LiteLLM with Baseten Model APIs

This notebook demonstrates how to use LiteLLM with Baseten's Model APIs instead of dedicated deployments.

Example Usage

python

response = completion(
    model="baseten/openai/gpt-oss-120b",
    messages=[{"role": "user", "content": "Hello!"}],
    max_tokens=1000,
    temperature=0.7
)

Setup

python

%pip install litellm

python

import os
from litellm import completion

# Set your Baseten API key
os.environ['BASETEN_API_KEY'] = "" #@param {type:"string"}

# Test message
messages = [{"role": "user", "content": "What is AGI?"}]

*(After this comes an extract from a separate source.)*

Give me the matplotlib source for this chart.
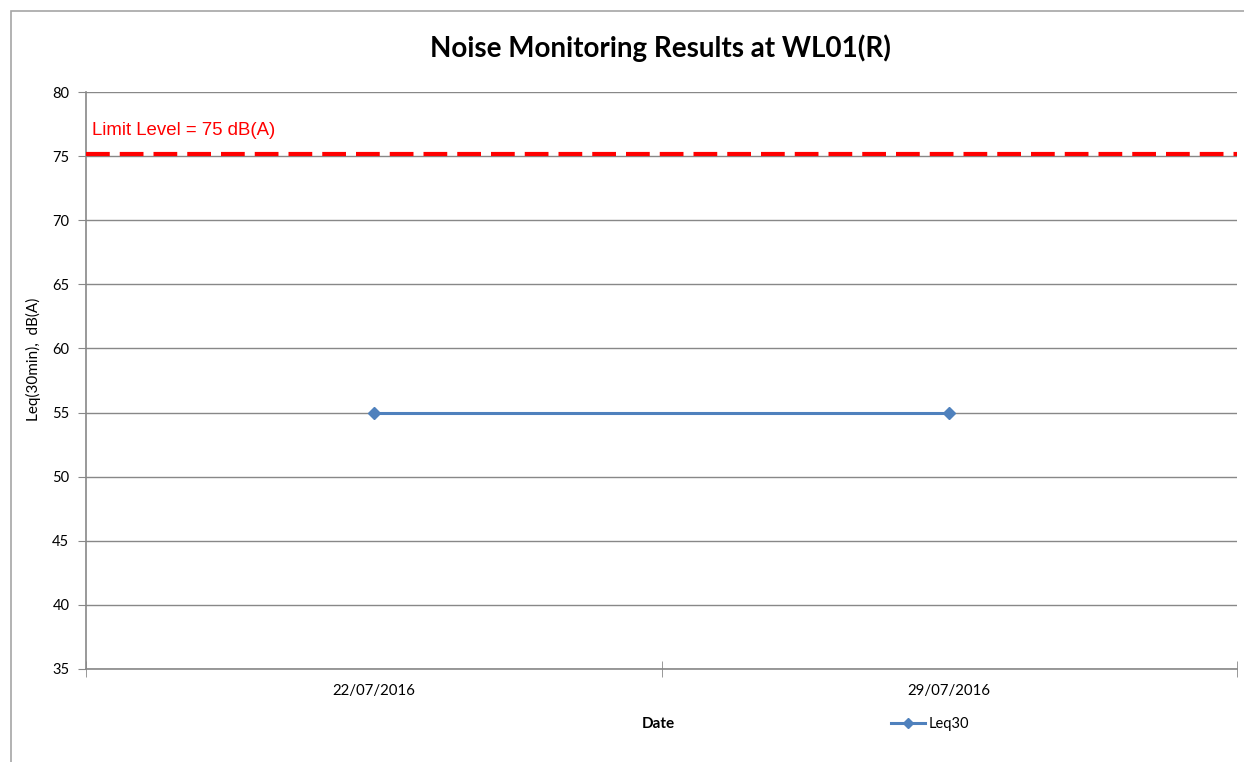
import matplotlib.pyplot as plt
from matplotlib.lines import Line2D
from matplotlib.patches import Rectangle

# ---------- data ----------
dates = ["22/07/2016", "29/07/2016"]
leq30 = [55, 55]
limit_level = 75.15
limit_text = "Limit Level = 75 dB(A)"

blue = "#4F81BD"
grey = "#888888"
red = "#FF0000"
font = ["Lato", "DejaVu Sans"]

# ---------- canvas ----------
fig = plt.figure(figsize=(12.44, 7.62), dpi=100)
fig.patch.set_facecolor("white")
# outer chart border (Excel chart area)
fig.patches.append(Rectangle((11 / 1244, -0.05), 1.2, 1 - 10.5 / 762 + 0.05,
                             transform=fig.transFigure, fill=False,
                             edgecolor="#a6a6a6", lw=1.2))

ax = fig.add_axes([86 / 1244, 1 - 669 / 762, (1237 - 86) / 1244, (669 - 92) / 762])
x = list(range(len(dates)))

ax.plot(x, leq30, color=blue, lw=2.2, marker="D", ms=6, label="Leq30", zorder=3)
ax.axhline(limit_level, color=red, lw=3, dashes=(5.7, 2.4), zorder=4)
ax.text(-0.489, 76.3, limit_text, color=red, fontsize=13.4,
        family=["Liberation Sans", "DejaVu Sans"], ha="left", va="bottom")

ax.set_xlim(-0.5, len(dates) - 0.5)
ax.set_ylim(35, 80)
ax.set_yticks(range(35, 81, 5))
ax.set_xticks(x)
ax.set_xticklabels(dates)
ax.set_xticks([i - 0.5 for i in range(len(dates) + 1)], minor=True)
ax.tick_params(axis="x", which="major", length=0, pad=11)
ax.tick_params(axis="x", which="minor", length=12, direction="inout", color=grey)
ax.tick_params(axis="y", length=6, color=grey, pad=6)
for lab in ax.get_xticklabels():
    lab.set_family(font)
    lab.set_fontsize(10.8)
for lab in ax.get_yticklabels():
    lab.set_family(font)
    lab.set_fontsize(10.5)

ax.grid(axis="y", color=grey, lw=1)
ax.set_axisbelow(True)
for s in ["top", "right"]:
    ax.spines[s].set_visible(False)
for s in ["left", "bottom"]:
    ax.spines[s].set_color(grey)
    ax.spines[s].set_linewidth(1.2)

fig.text(33 / 1244, 1 - 359 / 762, "Leq(30min),  dB(A)", family=font,
         fontsize=11, rotation=90, ha="center", va="center")
fig.text(658 / 1244, 1 - 724 / 762, "Date", family=font, fontsize=11,
         fontweight="bold", ha="center", va="center")
fig.text(660 / 1244, 1 - 48 / 762, "Noise Monitoring Results at WL01(R)",
         family=font, fontsize=20, fontweight="bold", ha="center", va="center")

handle = Line2D([], [], color=blue, lw=2.2, marker="D", ms=5)
leg = fig.legend([handle], ["Leq30"], loc="center left",
                 bbox_to_anchor=(878 / 1244, 1 - 724 / 762), frameon=False,
                 prop={"family": font, "size": 10.5}, handlelength=2.3,
                 handletextpad=0.3)

fig.savefig("out.png", dpi=100, facecolor="white")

Example 1: Basic Completion

Simple completion with the GPT-OSS 120B model

python

print("=== Basic Completion ===")
response = completion(
    model="baseten/openai/gpt-oss-120b",
    messages=messages,
    max_tokens=1000,
    temperature=0.7,
    top_p=0.9,
    presence_penalty=0.1,
    frequency_penalty=0.1,
)
print(f"Response: {response.choices[0].message.content}")
print(f"Usage: {response.usage}")

Example 2: Streaming Completion

Streaming completion with usage statistics

python

print("=== Streaming Completion ===")
response = completion(
    model="baseten/openai/gpt-oss-120b",
    messages=[{"role": "user", "content": "Write a short poem about AI"}],
    stream=True,
    max_tokens=500,
    temperature=0.8,
    stream_options={
        "include_usage": True,
        "continuous_usage_stats": True
    },
)

print("Streaming response:")
for chunk in response:
    if chunk.choices and chunk.choices[0].delta.content:
        print(chunk.choices[0].delta.content, end="", flush=True)
print("\n")